Are you a Shepherd or a Cottager?
Shepherds eat lamb and cottagers eat beef. Well, at least those are the kinds of pies named after them. We make this recipe with either lamb or beef, depending on what’s on hand. The votes are split 50/50 as to which is best. I am a beef kind of girl (which is funny for a ‘sheep farmer’). Liam loves anything made with lamb. (Thus, the sheep on the farm.)
We had shepherd’s pie at a fantastic little pub in Ardmore, County Waterford. Ardmore is a small town, but it has some breathtaking historical sites and the beach is a great sight itself! In case you are wondering, yes I do tend to travel meal to meal. I am one of those people who posts outstanding vacation meals on Facebook, and describes amazing towns as “the place we had the world’s best seafood chowder”!
I’ve collected recipes from every trip we’ve taken.
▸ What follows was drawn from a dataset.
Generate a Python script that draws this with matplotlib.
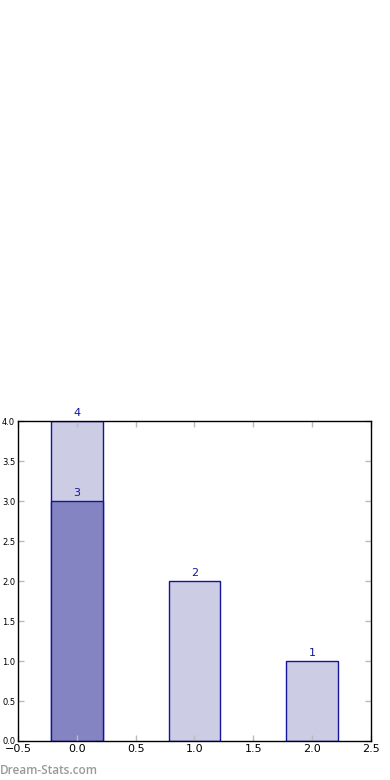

I got a terrific molé negro recipe from a tiny Zapoteca grandmother, who didn’t quite reach my chin, in Oaxaca, Mexico. The most amazing scone recipe came from the best (Grandparent run) B & B in County Clare, Ireland. This meat pie recipe is an amalgamation of recipes I picked up in different locations around Ireland. However, there’s some weird connection in my brain that links Shepherd’s pie with Ardmore. So, today I thought I would share the recipe and a few glimpses of Ardmore, County Waterford.
I hope you’ll give the recipe a try! The root vegetables give a slight sweetness that balances the savory nicely. The thick rich filling is complemented by the fluffy mashed potatoes. All in all, I think it’s a lovely dish!
NOTE: St. Declan was an early Irish saint. He died somewhere around the fifth century and is thought to have preceded St. Patrick. So, perhaps, we should be making great Irish food for St. Declan’s Day. I cannot remember where I heard it, so if someone knows, please let me know and I’d love to give credit. But, I love the quip, “St. Declan got to Ireland first, but Patrick had a better press agent!”